*** Material provided ***

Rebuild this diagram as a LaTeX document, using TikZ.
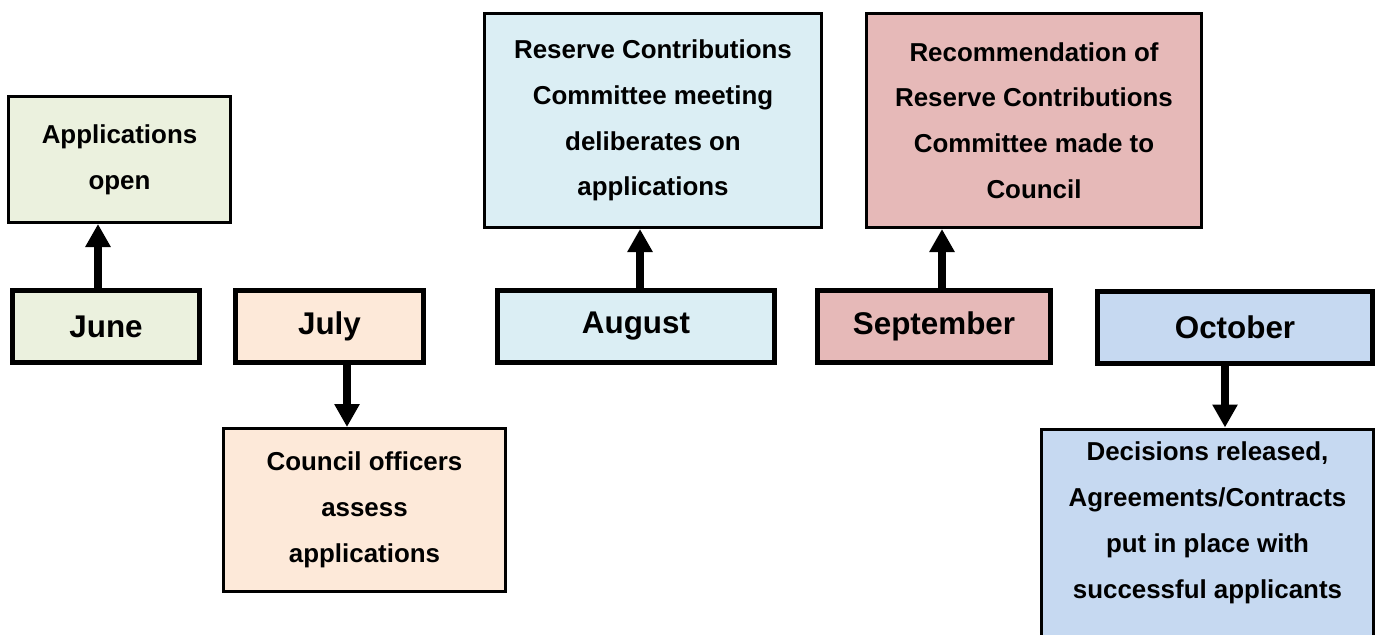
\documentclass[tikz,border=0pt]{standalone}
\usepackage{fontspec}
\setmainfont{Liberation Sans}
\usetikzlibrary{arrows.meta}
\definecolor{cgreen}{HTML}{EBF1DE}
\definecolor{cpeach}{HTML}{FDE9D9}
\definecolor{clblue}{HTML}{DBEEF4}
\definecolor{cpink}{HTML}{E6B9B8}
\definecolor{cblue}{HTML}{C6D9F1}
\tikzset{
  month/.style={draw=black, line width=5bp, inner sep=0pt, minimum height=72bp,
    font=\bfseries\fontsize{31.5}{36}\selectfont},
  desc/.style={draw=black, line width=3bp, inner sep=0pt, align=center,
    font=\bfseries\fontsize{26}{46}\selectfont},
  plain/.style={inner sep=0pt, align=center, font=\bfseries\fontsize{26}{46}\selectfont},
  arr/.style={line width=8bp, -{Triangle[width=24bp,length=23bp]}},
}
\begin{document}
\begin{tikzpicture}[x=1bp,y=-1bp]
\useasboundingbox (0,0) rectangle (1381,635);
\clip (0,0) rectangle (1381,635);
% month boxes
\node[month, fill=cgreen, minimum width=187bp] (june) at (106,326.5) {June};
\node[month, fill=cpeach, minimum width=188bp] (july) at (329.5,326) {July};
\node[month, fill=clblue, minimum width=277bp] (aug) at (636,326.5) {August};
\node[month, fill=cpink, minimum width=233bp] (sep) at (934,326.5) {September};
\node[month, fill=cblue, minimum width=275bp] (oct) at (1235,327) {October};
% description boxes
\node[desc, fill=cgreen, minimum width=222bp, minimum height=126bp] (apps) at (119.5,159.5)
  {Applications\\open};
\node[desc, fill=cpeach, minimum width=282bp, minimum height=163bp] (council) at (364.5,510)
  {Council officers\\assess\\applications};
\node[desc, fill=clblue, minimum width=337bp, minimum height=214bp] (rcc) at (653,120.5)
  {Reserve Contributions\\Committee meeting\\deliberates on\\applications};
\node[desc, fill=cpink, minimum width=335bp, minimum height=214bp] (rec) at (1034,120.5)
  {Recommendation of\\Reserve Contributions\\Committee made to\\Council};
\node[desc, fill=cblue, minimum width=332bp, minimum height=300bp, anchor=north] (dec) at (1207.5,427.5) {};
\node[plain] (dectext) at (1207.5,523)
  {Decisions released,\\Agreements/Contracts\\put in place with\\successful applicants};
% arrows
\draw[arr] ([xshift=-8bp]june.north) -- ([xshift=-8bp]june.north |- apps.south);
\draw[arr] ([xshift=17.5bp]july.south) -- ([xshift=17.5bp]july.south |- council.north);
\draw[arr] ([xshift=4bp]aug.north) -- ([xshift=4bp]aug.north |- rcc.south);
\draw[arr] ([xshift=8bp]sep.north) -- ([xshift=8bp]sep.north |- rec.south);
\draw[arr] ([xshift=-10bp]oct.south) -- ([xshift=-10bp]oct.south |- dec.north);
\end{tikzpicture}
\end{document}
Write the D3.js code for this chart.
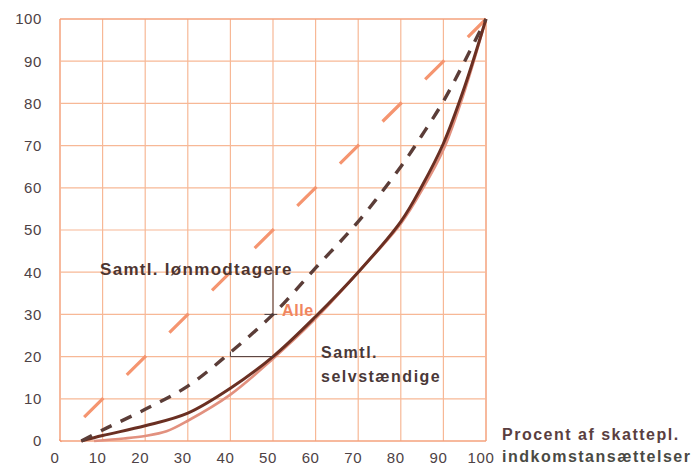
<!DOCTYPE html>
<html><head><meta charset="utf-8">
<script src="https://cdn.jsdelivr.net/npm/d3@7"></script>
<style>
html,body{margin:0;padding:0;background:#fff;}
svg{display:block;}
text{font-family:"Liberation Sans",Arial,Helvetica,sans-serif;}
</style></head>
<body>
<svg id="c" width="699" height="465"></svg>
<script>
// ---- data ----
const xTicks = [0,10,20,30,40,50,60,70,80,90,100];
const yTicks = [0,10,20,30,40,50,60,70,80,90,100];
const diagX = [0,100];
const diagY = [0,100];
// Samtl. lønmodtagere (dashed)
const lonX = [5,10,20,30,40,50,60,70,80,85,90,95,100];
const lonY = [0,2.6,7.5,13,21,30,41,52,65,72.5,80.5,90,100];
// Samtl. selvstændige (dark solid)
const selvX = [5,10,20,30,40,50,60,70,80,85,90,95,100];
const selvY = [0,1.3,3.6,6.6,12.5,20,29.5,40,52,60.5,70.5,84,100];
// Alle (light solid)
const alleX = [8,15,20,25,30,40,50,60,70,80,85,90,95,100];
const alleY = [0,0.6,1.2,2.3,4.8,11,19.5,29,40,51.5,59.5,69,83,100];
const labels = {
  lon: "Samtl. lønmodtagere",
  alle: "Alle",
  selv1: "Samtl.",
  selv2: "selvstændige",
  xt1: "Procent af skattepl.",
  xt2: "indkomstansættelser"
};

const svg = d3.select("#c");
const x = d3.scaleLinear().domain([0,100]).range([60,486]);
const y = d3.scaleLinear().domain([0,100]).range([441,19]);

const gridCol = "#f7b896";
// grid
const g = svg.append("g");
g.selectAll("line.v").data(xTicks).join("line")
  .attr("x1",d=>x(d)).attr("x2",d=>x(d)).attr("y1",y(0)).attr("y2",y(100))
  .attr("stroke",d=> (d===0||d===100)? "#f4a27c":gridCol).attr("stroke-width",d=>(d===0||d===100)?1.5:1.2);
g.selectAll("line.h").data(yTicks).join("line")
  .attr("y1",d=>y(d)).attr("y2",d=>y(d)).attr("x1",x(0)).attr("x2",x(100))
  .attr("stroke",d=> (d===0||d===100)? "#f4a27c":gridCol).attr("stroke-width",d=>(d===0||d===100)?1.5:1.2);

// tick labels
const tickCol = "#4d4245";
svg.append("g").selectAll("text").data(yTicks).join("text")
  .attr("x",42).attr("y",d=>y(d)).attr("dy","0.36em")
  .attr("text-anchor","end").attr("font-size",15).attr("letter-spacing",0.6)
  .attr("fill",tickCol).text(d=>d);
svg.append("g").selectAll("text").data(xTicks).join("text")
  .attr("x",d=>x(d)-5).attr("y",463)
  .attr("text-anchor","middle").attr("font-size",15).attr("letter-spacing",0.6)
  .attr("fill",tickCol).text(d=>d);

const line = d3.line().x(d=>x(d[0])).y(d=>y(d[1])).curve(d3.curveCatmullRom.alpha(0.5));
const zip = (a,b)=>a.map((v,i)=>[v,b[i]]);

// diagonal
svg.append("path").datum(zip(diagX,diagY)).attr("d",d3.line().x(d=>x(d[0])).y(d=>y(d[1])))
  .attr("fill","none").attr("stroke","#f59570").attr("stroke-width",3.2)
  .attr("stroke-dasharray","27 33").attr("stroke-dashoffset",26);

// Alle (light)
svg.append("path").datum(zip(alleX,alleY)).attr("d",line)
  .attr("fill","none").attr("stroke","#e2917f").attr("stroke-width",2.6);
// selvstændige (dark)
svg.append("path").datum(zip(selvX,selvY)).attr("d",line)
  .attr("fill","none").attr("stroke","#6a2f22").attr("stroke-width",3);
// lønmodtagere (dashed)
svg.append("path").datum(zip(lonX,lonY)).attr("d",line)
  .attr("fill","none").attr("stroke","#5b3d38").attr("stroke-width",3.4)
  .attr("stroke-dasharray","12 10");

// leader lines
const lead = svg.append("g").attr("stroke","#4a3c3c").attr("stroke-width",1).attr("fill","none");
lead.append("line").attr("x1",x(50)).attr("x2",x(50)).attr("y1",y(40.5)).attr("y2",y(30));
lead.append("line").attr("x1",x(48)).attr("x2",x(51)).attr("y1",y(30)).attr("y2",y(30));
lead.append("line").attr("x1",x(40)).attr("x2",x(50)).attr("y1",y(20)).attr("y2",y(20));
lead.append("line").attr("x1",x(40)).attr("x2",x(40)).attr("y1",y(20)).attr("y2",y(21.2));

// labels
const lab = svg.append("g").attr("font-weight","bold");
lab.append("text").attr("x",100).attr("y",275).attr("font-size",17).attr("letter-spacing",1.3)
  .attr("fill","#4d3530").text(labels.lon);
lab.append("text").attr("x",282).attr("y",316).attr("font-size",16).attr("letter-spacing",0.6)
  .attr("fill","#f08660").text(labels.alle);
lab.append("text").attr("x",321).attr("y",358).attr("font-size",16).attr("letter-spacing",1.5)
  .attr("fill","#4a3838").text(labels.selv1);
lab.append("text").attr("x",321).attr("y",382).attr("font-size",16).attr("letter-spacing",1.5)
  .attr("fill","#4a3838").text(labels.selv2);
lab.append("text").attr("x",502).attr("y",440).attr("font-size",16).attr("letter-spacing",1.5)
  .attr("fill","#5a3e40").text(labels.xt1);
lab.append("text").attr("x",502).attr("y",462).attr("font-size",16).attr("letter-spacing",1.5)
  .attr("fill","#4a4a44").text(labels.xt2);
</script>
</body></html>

***

**What is needed:** Omit the pictures. Extract exactly the lines that begin with the one holding "Write the D3.js code for this chart." and end with the one holding "const y = d3.scaleLinear().domain([0,100]).range([441,19]);", inclusive.

**Written solution:**
Write the D3.js code for this chart.
<!DOCTYPE html>
<html><head><meta charset="utf-8">
<script src="https://cdn.jsdelivr.net/npm/d3@7"></script>
<style>
html,body{margin:0;padding:0;background:#fff;}
svg{display:block;}
text{font-family:"Liberation Sans",Arial,Helvetica,sans-serif;}
</style></head>
<body>
<svg id="c" width="699" height="465"></svg>
<script>
// ---- data ----
const xTicks = [0,10,20,30,40,50,60,70,80,90,100];
const yTicks = [0,10,20,30,40,50,60,70,80,90,100];
const diagX = [0,100];
const diagY = [0,100];
// Samtl. lønmodtagere (dashed)
const lonX = [5,10,20,30,40,50,60,70,80,85,90,95,100];
const lonY = [0,2.6,7.5,13,21,30,41,52,65,72.5,80.5,90,100];
// Samtl. selvstændige (dark solid)
const selvX = [5,10,20,30,40,50,60,70,80,85,90,95,100];
const selvY = [0,1.3,3.6,6.6,12.5,20,29.5,40,52,60.5,70.5,84,100];
// Alle (light solid)
const alleX = [8,15,20,25,30,40,50,60,70,80,85,90,95,100];
const alleY = [0,0.6,1.2,2.3,4.8,11,19.5,29,40,51.5,59.5,69,83,100];
const labels = {
  lon: "Samtl. lønmodtagere",
  alle: "Alle",
  selv1: "Samtl.",
  selv2: "selvstændige",
  xt1: "Procent af skattepl.",
  xt2: "indkomstansættelser"
};

const svg = d3.select("#c");
const x = d3.scaleLinear().domain([0,100]).range([60,486]);
const y = d3.scaleLinear().domain([0,100]).range([441,19]);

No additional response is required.